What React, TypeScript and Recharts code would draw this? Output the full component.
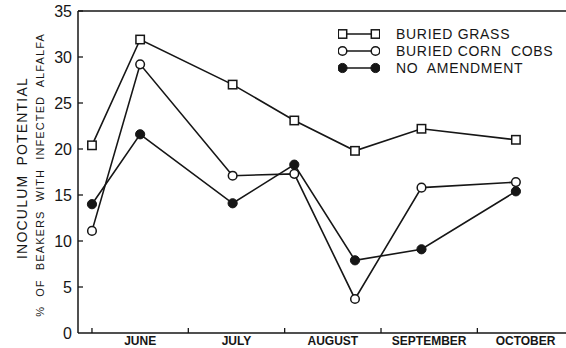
import { LineChart, Line, XAxis, YAxis, ReferenceLine, Legend } from 'recharts';

// sampling dates in months after June 1
const sampleTimes = [0, 0.5, 1.46, 2.1, 2.73, 3.42, 4.4];
const buriedGrass = [20.4, 31.9, 27.0, 23.1, 19.8, 22.2, 21.0];
const buriedCornCobs = [11.1, 29.2, 17.1, 17.3, 3.7, 15.8, 16.4];
const noAmendment = [14.0, 21.6, 14.1, 18.3, 7.9, 9.1, 15.4];

const months = ['JUNE', 'JULY', 'AUGUST', 'SEPTEMBER', 'OCTOBER'];
const yTicks = [0, 5, 10, 15, 20, 25, 30, 35];
const xTicks = months.flatMap((_, i) => [i, i + 0.5]);

const data = sampleTimes.map((t, i) => ({
  t,
  grass: buriedGrass[i],
  cobs: buriedCornCobs[i],
  none: noAmendment[i],
}));

const INK = '#161616';
const FONT = '"Liberation Sans", Arial, sans-serif';

function SquareDot({ cx, cy }: any) {
  if (cx == null || cy == null) return null;
  return <rect x={cx - 4.2} y={cy - 4.2} width={8.4} height={8.4} fill="#fff" stroke={INK} strokeWidth={1.5} />;
}

function OpenDot({ cx, cy }: any) {
  if (cx == null || cy == null) return null;
  return <circle cx={cx} cy={cy} r={4.3} fill="#fff" stroke={INK} strokeWidth={1.5} />;
}

function FilledDot({ cx, cy }: any) {
  if (cx == null || cy == null) return null;
  return <circle cx={cx} cy={cy} r={4.6} fill={INK} stroke={INK} strokeWidth={1} />;
}

const series = [
  { key: 'grass', name: 'BURIED GRASS', Dot: SquareDot },
  { key: 'cobs', name: 'BURIED CORN  COBS', Dot: OpenDot },
  { key: 'none', name: 'NO  AMENDMENT', Dot: FilledDot },
];

function MonthTick({ x, y, payload }: any) {
  const v = payload.value;
  if (Number.isInteger(v)) {
    return <line x1={x} x2={x} y1={y} y2={y - 5} stroke={INK} strokeWidth={1.3} />;
  }
  return (
    <text x={x} y={y + 12} textAnchor="middle" fontSize={12} fontWeight="bold" fontFamily={FONT} fill={INK}>
      {months[Math.floor(v)]}
    </text>
  );
}

function ValueTick({ x, y, payload }: any) {
  return (
    <g>
      {payload.value !== 0 && <line x1={x} x2={x + 5} y1={y} y2={y} stroke={INK} strokeWidth={1.3} />}
      <text x={x - 6} y={y} dy="0.36em" textAnchor="end" fontSize={16} fontFamily={FONT} fill={INK}>
        {payload.value}
      </text>
    </g>
  );
}

function AxisTitle() {
  return (
    <g fill={INK} fontFamily={FONT}>
      <text x={22} y={168} transform="rotate(-90 22 168)" textAnchor="middle" dy="0.36em" fontSize={14} letterSpacing={1.2} wordSpacing={4}>
        INOCULUM POTENTIAL
      </text>
      <text x={40} y={175} transform="rotate(-90 40 175)" textAnchor="middle" dy="0.36em" fontSize={11} letterSpacing={1.1} wordSpacing={5}>
        % OF BEAKERS WITH INFECTED ALFALFA
      </text>
    </g>
  );
}

function LegendContent() {
  return (
    <div style={{ fontFamily: FONT, fontSize: 14, color: INK, letterSpacing: 0.7 }}>
      {series.map(({ key, name, Dot }) => (
        <div key={key} style={{ display: 'flex', alignItems: 'center', height: 17, whiteSpace: 'pre' }}>
          <svg width={42} height={12}>
            <line x1={4.5} x2={37.5} y1={6} y2={6} stroke={INK} strokeWidth={1.5} />
            <Dot cx={4.5} cy={6} />
            <Dot cx={37.5} cy={6} />
          </svg>
          <span style={{ marginLeft: 16 }}>{name}</span>
        </div>
      ))}
    </div>
  );
}

export default function App() {
  return (
    <div style={{ position: 'absolute', left: 0, top: 0, background: '#fff' }}>
      <LineChart width={566} height={348} data={data} margin={{ top: 11, right: 0, bottom: 0, left: 0 }}>
        <XAxis
          dataKey="t"
          type="number"
          domain={[-0.145, 4.92]}
          ticks={xTicks}
          interval={0}
          tickSize={0}
          tickMargin={0}
          tickLine={false}
          tick={<MonthTick />}
          axisLine={{ stroke: INK, strokeWidth: 1.5 }}
          height={15}
          allowDataOverflow
        />
        <YAxis
          type="number"
          domain={[0, 35]}
          ticks={yTicks}
          interval={0}
          width={78}
          tickSize={0}
          tickMargin={0}
          tickLine={false}
          tick={<ValueTick />}
          axisLine={{ stroke: INK, strokeWidth: 1.5 }}
          label={<AxisTitle />}
        />
        <ReferenceLine y={35} stroke={INK} strokeWidth={1.5} />
        <Line type="linear" dataKey="none" stroke={INK} strokeWidth={1.6} dot={<FilledDot />} activeDot={false} isAnimationActive={false} />
        <Line type="linear" dataKey="cobs" stroke={INK} strokeWidth={1.6} dot={<OpenDot />} activeDot={false} isAnimationActive={false} />
        <Line type="linear" dataKey="grass" stroke={INK} strokeWidth={1.6} dot={<SquareDot />} activeDot={false} isAnimationActive={false} />
        <Legend
          layout="vertical"
          align="center"
          verticalAlign="middle"
          content={<LegendContent />}
          wrapperStyle={{ top: 25.8, left: 338, width: 228, height: 52 }}
        />
      </LineChart>
    </div>
  );
}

++++++++

• _Exercise_
Set the pictures aside and transcribe the data above exactly.

• _Result of the task_
What React, TypeScript and Recharts code would draw this? Output the full component.
import { LineChart, Line, XAxis, YAxis, ReferenceLine, Legend } from 'recharts';

// sampling dates in months after June 1
const sampleTimes = [0, 0.5, 1.46, 2.1, 2.73, 3.42, 4.4];
const buriedGrass = [20.4, 31.9, 27.0, 23.1, 19.8, 22.2, 21.0];
const buriedCornCobs = [11.1, 29.2, 17.1, 17.3, 3.7, 15.8, 16.4];
const noAmendment = [14.0, 21.6, 14.1, 18.3, 7.9, 9.1, 15.4];

const months = ['JUNE', 'JULY', 'AUGUST', 'SEPTEMBER', 'OCTOBER'];
const yTicks = [0, 5, 10, 15, 20, 25, 30, 35];
const xTicks = months.flatMap((_, i) => [i, i + 0.5]);

const data = sampleTimes.map((t, i) => ({
  t,
  grass: buriedGrass[i],
  cobs: buriedCornCobs[i],
  none: noAmendment[i],
}));

const INK = '#161616';
const FONT = '"Liberation Sans", Arial, sans-serif';

function SquareDot({ cx, cy }: any) {
  if (cx == null || cy == null) return null;
  return <rect x={cx - 4.2} y={cy - 4.2} width={8.4} height={8.4} fill="#fff" stroke={INK} strokeWidth={1.5} />;
}

function OpenDot({ cx, cy }: any) {
  if (cx == null || cy == null) return null;
  return <circle cx={cx} cy={cy} r={4.3} fill="#fff" stroke={INK} strokeWidth={1.5} />;
}

function FilledDot({ cx, cy }: any) {
  if (cx == null || cy == null) return null;
  return <circle cx={cx} cy={cy} r={4.6} fill={INK} stroke={INK} strokeWidth={1} />;
}

const series = [
  { key: 'grass', name: 'BURIED GRASS', Dot: SquareDot },
  { key: 'cobs', name: 'BURIED CORN  COBS', Dot: OpenDot },
  { key: 'none', name: 'NO  AMENDMENT', Dot: FilledDot },
];

function MonthTick({ x, y, payload }: any) {
  const v = payload.value;
  if (Number.isInteger(v)) {
    return <line x1={x} x2={x} y1={y} y2={y - 5} stroke={INK} strokeWidth={1.3} />;
  }
  return (
    <text x={x} y={y + 12} textAnchor="middle" fontSize={12} fontWeight="bold" fontFamily={FONT} fill={INK}>
      {months[Math.floor(v)]}
    </text>
  );
}

function ValueTick({ x, y, payload }: any) {
  return (
    <g>
      {payload.value !== 0 && <line x1={x} x2={x + 5} y1={y} y2={y} stroke={INK} strokeWidth={1.3} />}
      <text x={x - 6} y={y} dy="0.36em" textAnchor="end" fontSize={16} fontFamily={FONT} fill={INK}>
        {payload.value}
      </text>
    </g>
  );
}

function AxisTitle() {
  return (
    <g fill={INK} fontFamily={FONT}>
      <text x={22} y={168} transform="rotate(-90 22 168)" textAnchor="middle" dy="0.36em" fontSize={14} letterSpacing={1.2} wordSpacing={4}>
        INOCULUM POTENTIAL
      </text>
      <text x={40} y={175} transform="rotate(-90 40 175)" textAnchor="middle" dy="0.36em" fontSize={11} letterSpacing={1.1} wordSpacing={5}>
        % OF BEAKERS WITH INFECTED ALFALFA
      </text>
    </g>
  );
}

function LegendContent() {
  return (
    <div style={{ fontFamily: FONT, fontSize: 14, color: INK, letterSpacing: 0.7 }}>
      {series.map(({ key, name, Dot }) => (
        <div key={key} style={{ display: 'flex', alignItems: 'center', height: 17, whiteSpace: 'pre' }}>
          <svg width={42} height={12}>
            <line x1={4.5} x2={37.5} y1={6} y2={6} stroke={INK} strokeWidth={1.5} />
            <Dot cx={4.5} cy={6} />
            <Dot cx={37.5} cy={6} />
          </svg>
          <span style={{ marginLeft: 16 }}>{name}</span>
        </div>
      ))}
    </div>
  );
}

export default function App() {
  return (
    <div style={{ position: 'absolute', left: 0, top: 0, background: '#fff' }}>
      <LineChart width={566} height={348} data={data} margin={{ top: 11, right: 0, bottom: 0, left: 0 }}>
        <XAxis
          dataKey="t"
          type="number"
          domain={[-0.145, 4.92]}
          ticks={xTicks}
          interval={0}
          tickSize={0}
          tickMargin={0}
          tickLine={false}
          tick={<MonthTick />}
          axisLine={{ stroke: INK, strokeWidth: 1.5 }}
          height={15}
          allowDataOverflow
        />
        <YAxis
          type="number"
          domain={[0, 35]}
          ticks={yTicks}
          interval={0}
          width={78}
          tickSize={0}
          tickMargin={0}
          tickLine={false}
          tick={<ValueTick />}
          axisLine={{ stroke: INK, strokeWidth: 1.5 }}
          label={<AxisTitle />}
        />
        <ReferenceLine y={35} stroke={INK} strokeWidth={1.5} />
        <Line type="linear" dataKey="none" stroke={INK} strokeWidth={1.6} dot={<FilledDot />} activeDot={false} isAnimationActive={false} />
        <Line type="linear" dataKey="cobs" stroke={INK} strokeWidth={1.6} dot={<OpenDot />} activeDot={false} isAnimationActive={false} />
        <Line type="linear" dataKey="grass" stroke={INK} strokeWidth={1.6} dot={<SquareDot />} activeDot={false} isAnimationActive={false} />
        <Legend
          layout="vertical"
          align="center"
          verticalAlign="middle"
          content={<LegendContent />}
          wrapperStyle={{ top: 25.8, left: 338, width: 228, height: 52 }}
        />
      </LineChart>
    </div>
  );
}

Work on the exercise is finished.